Dans la pratique, ce choix dépendra de la gravité des conséquences des erreurs de classification:
- Si les conséquences d'une erreur de diagnostic par défaut (FN) sont graves et si les tests de confirmation de la présence de la maladie sont peu chers et peu dangereux, on choisira un seuil bas (dépistage de la phénylcétonurie chez le nouveau-né, dépistage de séropositifs au VIH chez des toxicomanes). On augmentera ainsi le nombre de VP, mais également celui des FP.
- Au contraire, le seuil sera placé plus haut si l'on cherche surtout à éliminer le diagnostic et si les conséquences d'un FP sont graves ou coûteuses (dosage de l'alpha-foeto-protéine pour le diagnostic des anomalies congénitales du système nerveux central pendant la grossesse, dépistage de séropositifs au VIH dans les centres de transfusion sanguine). On augmentera ainsi le nombre de VN, mais également celui des FN.
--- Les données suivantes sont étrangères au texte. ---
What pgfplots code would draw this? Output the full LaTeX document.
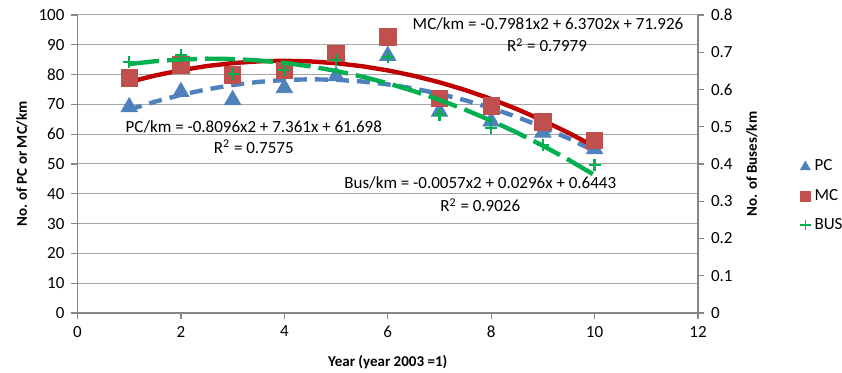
\documentclass[border=0pt]{standalone}
\usepackage{fontspec}
\setmainfont{Carlito}
\usepackage{pgfplots}
\pgfplotsset{compat=1.18}
\definecolor{pcblue}{HTML}{4F81BD}
\definecolor{mcred}{HTML}{C0504D}
\definecolor{busgreen}{HTML}{00B050}
\definecolor{trendred}{HTML}{C00000}
\definecolor{gridgray}{HTML}{A6A6A6}
\definecolor{axisgray}{HTML}{868686}
\begin{document}
\begin{tikzpicture}
\pgfplotsset{
  every axis/.append style={
    scale only axis, width=310.25pt, height=149pt, xmin=0, xmax=12,
    /pgf/number format/assume math mode=true,
    tick label style={font=\fontsize{8.5}{10}\selectfont, text=black},
    label style={font=\bfseries\fontsize{7.5}{9}\selectfont},
    axis line style={-, axisgray, line width=0.6pt},
    tick style={axisgray, line width=0.6pt},
    tick align=outside, major tick length=3pt,
    clip=false,
  }
}
\begin{axis}[name=ax, ymin=0, ymax=100, ytick={0,10,...,100}, xtick={0,2,...,12},
  axis x line*=bottom, axis y line*=left, ymajorgrids,
  grid style={gridgray, line width=0.5pt},
  xlabel={Year (year 2003 =1)}, ylabel={No. of PC or MC/km},
  xlabel style={at={(axis description cs:0.5,-0.1644)}, anchor=center},
  ylabel style={at={(axis description cs:-0.0894,0.5)}, anchor=center},
  ]
\addplot[only marks, mark=triangle*, mark size=4.7pt, color=pcblue] coordinates {
 (1,69.1) (2,74.2) (3,71.5) (4,75.5) (5,79.5) (6,86.3) (7,67.6) (8,64.3) (9,60.6) (10,55.0)};
\addplot[only marks, mark=square*, mark size=4.1pt, color=mcred] coordinates {
 (1,78.9) (2,83.2) (3,79.9) (4,81.5) (5,87.2) (6,92.6) (7,72.1) (8,69.5) (9,64.1) (10,58.0)};
% PC trendline: -0.8096x^2 + 7.361x + 61.698
\addplot[pcblue, line width=2.2pt, dash pattern=on 6.5pt off 4pt] coordinates {
 (1,68.249) (1.5,70.918) (2,73.182) (2.5,75.040) (3,76.495) (3.5,77.544) (4,78.188)
 (4.5,78.428) (5,78.263) (5.5,77.693) (6,76.718) (6.5,75.339) (7,73.555) (7.5,71.366)
 (8,68.772) (8.5,65.773) (9,62.369) (9.5,58.561) (10,54.348)};
% MC trendline: -0.7981x^2 + 6.3702x + 71.926
\addplot[trendred, line width=2.2pt] coordinates {
 (1,77.498) (1.5,79.686) (2,81.474) (2.5,82.863) (3,83.854) (3.5,84.445) (4,84.637)
 (4.5,84.430) (5,83.825) (5.5,82.820) (6,81.416) (6.5,79.613) (7,77.411) (7.5,74.809)
 (8,71.809) (8.5,68.410) (9,64.612) (9.5,60.414) (10,55.818)};
\node[font=\fontsize{8.5}{10}\selectfont] at (axis cs:9.1,97.0) {MC/km = -0.7981x2 + 6.3702x + 71.926};
\node[font=\fontsize{8.5}{10}\selectfont] at (axis cs:9.08,89.9) {R\textsuperscript{2} = 0.7979};
\node[font=\fontsize{8.5}{10}\selectfont] at (axis cs:3.41,62.4) {PC/km = -0.8096x2 + 7.361x + 61.698};
\node[font=\fontsize{8.5}{10}\selectfont] at (axis cs:3.41,55.7) {R\textsuperscript{2} = 0.7575};
\node[font=\fontsize{8.5}{10}\selectfont] at (axis cs:7.79,43.6) {Bus/km = -0.0057x2 + 0.0296x + 0.6443};
\node[font=\fontsize{8.5}{10}\selectfont] at (axis cs:7.79,36.2) {R\textsuperscript{2} = 0.9026};
\end{axis}
\begin{axis}[ymin=0, ymax=0.8, ytick={0,0.1,0.2,0.3,0.4,0.5,0.6,0.7,0.8},
  axis y line*=right, axis x line=none,
  yticklabel style={/pgf/number format/fixed, /pgf/number format/precision=1},
  ylabel={No. of Buses/km},
  ylabel style={at={(axis description cs:1.087,0.5)}, anchor=center},
  legend style={draw=none, fill=none, at={(axis description cs:1.164,0.3926)}, anchor=west,
    font=\fontsize{8.5}{10}\selectfont, row sep=3.5pt, inner sep=0pt},
  legend cell align=left,
  legend image code/.code={\draw[mark repeat=2,mark phase=2,#1] plot coordinates {(0cm,0cm)(0.1cm,0cm)(0.2cm,0cm)};},
  ]
\addplot[only marks, mark=+, mark size=3pt, line width=1.2pt, color=busgreen, forget plot] coordinates {
 (1,0.674) (2,0.693) (3,0.642) (4,0.652) (5,0.679) (6,0.687) (7,0.531) (8,0.496) (9,0.451) (10,0.397)};
% Bus trendline: -0.0057x^2 + 0.0296x + 0.6443
\addplot[busgreen, line width=2.2pt, dash pattern=on 15pt off 4pt, forget plot] coordinates {
 (1,0.6682) (1.5,0.6759) (2,0.6807) (2.5,0.6827) (3,0.6818) (3.5,0.6781) (4,0.6715)
 (4.5,0.6621) (5,0.6498) (5.5,0.6347) (6,0.6167) (6.5,0.5959) (7,0.5722) (7.5,0.5457)
 (8,0.5163) (8.5,0.4841) (9,0.4490) (9.5,0.4111) (10,0.3703)};
\addlegendimage{only marks, mark=triangle*, mark size=2.8pt, color=pcblue}
\addlegendentry{PC}
\addlegendimage{only marks, mark=square*, mark size=2.5pt, color=mcred}
\addlegendentry{MC}
\addlegendimage{only marks, mark=+, mark size=2.6pt, line width=0.7pt, color=busgreen}
\addlegendentry{BUS}
\end{axis}
\pgfresetboundingbox
\path[use as bounding box] ([shift={(-38.75pt,-30pt)}]ax.south west) rectangle ([shift={(72pt,7.5pt)}]ax.north east);
\end{tikzpicture}
\end{document}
Le choix d'un seuil bas va donc augmenter la sensibilité et diminuer la spécificité; alors que le choix d'un seuil haut va augmenter la spécificité et diminuer la sensibilité:
Variation de la sensibilité et de la spécificité du test ELISA avec le seuil de positivité:
| Seuil de positivité |
| > 3 | > 4 | > 5 | > 6 |
Sensibilité (%) | 97,7 | 97,5 | 97,3 | 96,6 |
Spécificité (%) | 92,6 | 97,5 | 98,6 | 99,3 |
Evaluation de l'utilité d'un programme de dépistage
- Maladie appropriée:
- grave;
- avec une phase préclinique longue;
- fréquente dans la population-cible;
- disponibilité d'un traitement efficace, et ce d'autant plus que le traitement est appliqué plus précocément;
- conséquences économiques;
Stratégie appropriée:
validité du dépistage: bonne spécificité et bonne sensibilité (éventuellement en ajustant les seuils ou en combinant des tests); possibilité d'améliorer les valeurs prédictives en ciblant des populations à prévalence plus ou moins élevée;
fiabilité du dépistage: les problèmes de reproductibilité et de précision du test risquent d'être beaucoup plus importants "sur le terrain".
Structure appropriée:
tenir compte de l'accessibilité aux services de prévention ou de soins;
tenir compte de la charge accrue de travail que le dépistage va représenter pour le système de soins (ressources matérielles et compétences nécessaires);
tenir compte du coût de ces activités supplémentaires dans l'évaluation de celui du programme de dépistage;
vérifier l'acceptabilité du programme: les procédures diagnostiques initiales, les procédures de confirmation et la thérapeutique proposée; elle doit être vérifiée auprès de toutes les personnes visées par le programme, y compris les professionnels de santé;
tenir compte des risques liés aux différentes étapes, des coûts associés, et des questions d'éthique.